Being a Doc apologist lets see if I can twist this into what Doc may have been thinking.
"You don’t get a tech in that situation. When you’re up 18 points, again, your team is struggling." - he's right. You just don't. For all the technicals I've seen Perk and Sheed pick up this year, I haven't seen them do it when the C's were up big unless it was a double technical for scuffling with someone. A tech in that situation is enormously stupid.
"You’re not [Kevin] Garnett or one of those guys. You don’t get the liberty to talk anyway to the officials." - perhaps what he is saying is not that he, Doc, has a double standard but that the officials do and that the officials, after spendiong years and years on the courts with these superstars and building relationships with them, will cut slack to a superstar like Kevin Garnett for saying something to them after picking up an out of character stupid foul but that a guy like Baby, who has a lot of stupid fouls and doesn't have that relationship with the refs, isn't afforded that slack.

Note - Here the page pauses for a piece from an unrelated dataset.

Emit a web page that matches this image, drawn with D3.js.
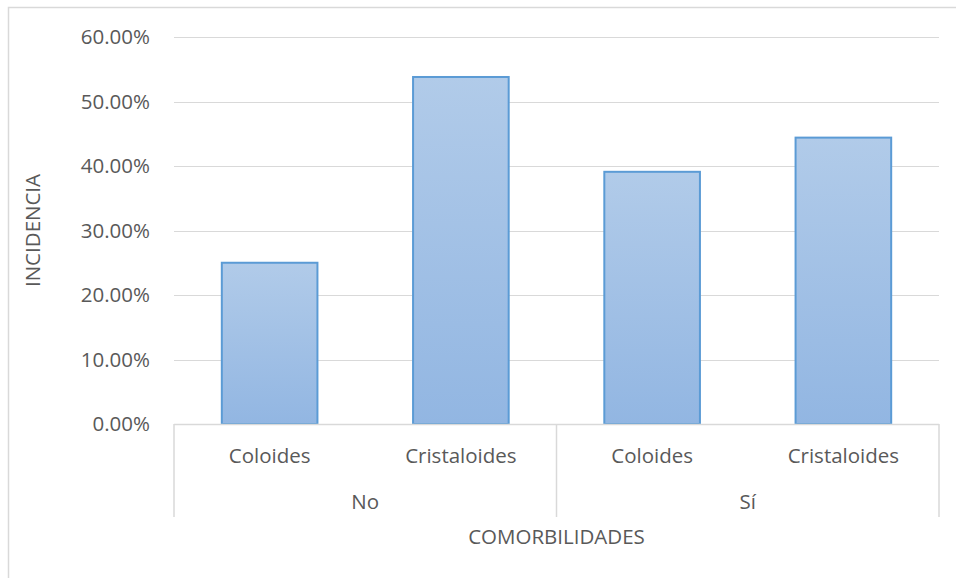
<!DOCTYPE html>
<html><head><meta charset="utf-8">
<script src="https://cdn.jsdelivr.net/npm/d3@7"></script>
<style>body{margin:0;background:#fff}svg{display:block}</style>
</head><body>
<script>
const groups = ["No", "Sí"];
const categories = ["Coloides", "Cristaloides"];
const values = [0.25, 0.538, 0.391, 0.444];
const yTicks = [0, 0.1, 0.2, 0.3, 0.4, 0.5, 0.6];
const yTitle = "INCIDENCIA";
const xTitle = "COMORBILIDADES";

const W = 956, H = 578;
const m = {left: 174, right: 939, top: 37, bottom: 424};
const font = "'Open Sans', 'Liberation Sans', sans-serif";
const txt = "#595959";
const fs = "20.5px";

const svg = d3.select("body").append("svg").attr("width", W).attr("height", H);
svg.append("path").attr("d", `M8.5,${H}V7.5H${W}`).attr("fill","none").attr("stroke","#d9d9d9").attr("stroke-width",1.5);

const items = [];
groups.forEach((g,gi)=>categories.forEach((c,ci)=>items.push({g, c, v: values[gi*categories.length+ci], key: g+"|"+c})));

const x = d3.scaleBand().domain(items.map(d=>d.key)).range([m.left, m.right]).paddingInner(0.5).paddingOuter(0.25);
const y = d3.scaleLinear().domain([0, 0.6]).range([m.bottom, m.top]);

// gridlines
svg.append("g").selectAll("line").data(yTicks.slice(1)).join("line")
  .attr("x1", m.left).attr("x2", m.right)
  .attr("y1", d=>Math.round(y(d))+0.5).attr("y2", d=>Math.round(y(d))+0.5)
  .attr("stroke", "#d9d9d9").attr("stroke-width", 1.2);

// y axis labels
const yAxis = d3.axisLeft(y).tickValues(yTicks).tickFormat(d=>(d*100).toFixed(2)+"%").tickSize(0).tickPadding(24);
const ya = svg.append("g").attr("transform", `translate(${m.left},0)`).call(yAxis);
ya.select(".domain").remove();
ya.selectAll("text").attr("fill", txt).style("font-family", font).style("font-size", fs);

// gradient
const defs = svg.append("defs");
const grad = defs.append("linearGradient").attr("id","bg").attr("x1",0).attr("y1",0).attr("x2",0).attr("y2",1);
grad.append("stop").attr("offset","0%").attr("stop-color","#b1cbe9");
grad.append("stop").attr("offset","100%").attr("stop-color","#92b6e2");

svg.append("g").selectAll("rect").data(items).join("rect")
  .attr("x", d=>x(d.key)).attr("width", x.bandwidth())
  .attr("y", d=>y(d.v)).attr("height", d=>y(0)-y(d.v))
  .attr("fill","url(#bg)").attr("stroke","#5b9bd5").attr("stroke-width",2);

// x axis line
svg.append("line").attr("x1", m.left).attr("x2", m.right).attr("y1", m.bottom+0.5).attr("y2", m.bottom+0.5)
  .attr("stroke","#d9d9d9").attr("stroke-width",1.5);

// separators
const groupW = (m.right - m.left)/groups.length;
const seps = d3.range(groups.length+1).map(i=>m.left + i*groupW);
svg.append("g").selectAll("line").data(seps).join("line")
  .attr("x1", d=>d).attr("x2", d=>d).attr("y1", m.bottom).attr("y2", 517)
  .attr("stroke","#d9d9d9").attr("stroke-width",1.5);

// category labels
svg.append("g").selectAll("text").data(items).join("text")
  .attr("x", d=>x(d.key)+x.bandwidth()/2).attr("y", 463)
  .attr("text-anchor","middle").attr("fill",txt).style("font-family",font).style("font-size",fs)
  .text(d=>d.c);

svg.append("g").selectAll("text").data(groups).join("text")
  .attr("x", (d,i)=>m.left + (i+0.5)*groupW).attr("y", 509)
  .attr("text-anchor","middle").attr("fill",txt).style("font-family",font).style("font-size",fs)
  .text(d=>d);

svg.append("text").attr("x", (m.left+m.right)/2).attr("y", 544)
  .attr("text-anchor","middle").attr("fill",txt).style("font-family",font).style("font-size",fs)
  .text(xTitle);

svg.append("text").attr("transform", `translate(40,${(m.top+m.bottom)/2}) rotate(-90)`)
  .attr("text-anchor","middle").attr("fill",txt).style("font-family",font).style("font-size",fs)
  .text(yTitle);
</script>
</body></html>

"But I thought he was playing like the score and I just told him, he’s not at that point yet in his life where he can turn it on or off. And we need him to be an every-possession player. And I didn’t think he was that tonight." - he's right again. When you have been around and have learned the art of being a veteran and get the ability to coast in games a bit but then turn it back on, you can. Especially if you are or were a superstar. But only certain players are afforded that luxury and then only after they have proven themselves capable of being the type of player that can do it. 1.) Baby will never be that player because he just isn't good enough 2.) Even if he was, he hasn't earned that right in his third year and finally 3.) Bench players should never ever be that type of player because you have limited minutes.
That I think is a lot of the problem with Rasheed. He's taken the whole, coasting in games as a vet to conserve oneself to a whole different level and frankly, is setting a horrible example. Now, most Doc detractors will point to Rasheed and point out the hypocrisy of what Doc is doing here but Doc didn't sign Rasheed to a ridiculous 3 year $20 million contract. Rasheed did not get these irreversibly bad habits while playing under Doc. Doc has just been the guy stuck with Wallace and having to make the best out of a bad situation.
Doc may have been trying all year to coach Rasheed up and out of these habits. He did, after all, have one rather public outburst regarding a Wallace bad habit already. Doc may have been preaching to his young players all year that Rasheed's example of doing things is the wrong one. We don't know any of that but many people see the results and jump to conclusions that Doc is letting certain stuff happen or is okay with it when, quite frankly, the complete opposite could be true.
Anyway, that's a Doc supporters twist on the quote. I think it's as viable an explanation as any on what Doc may have been saying and what has been happening behind the scenes.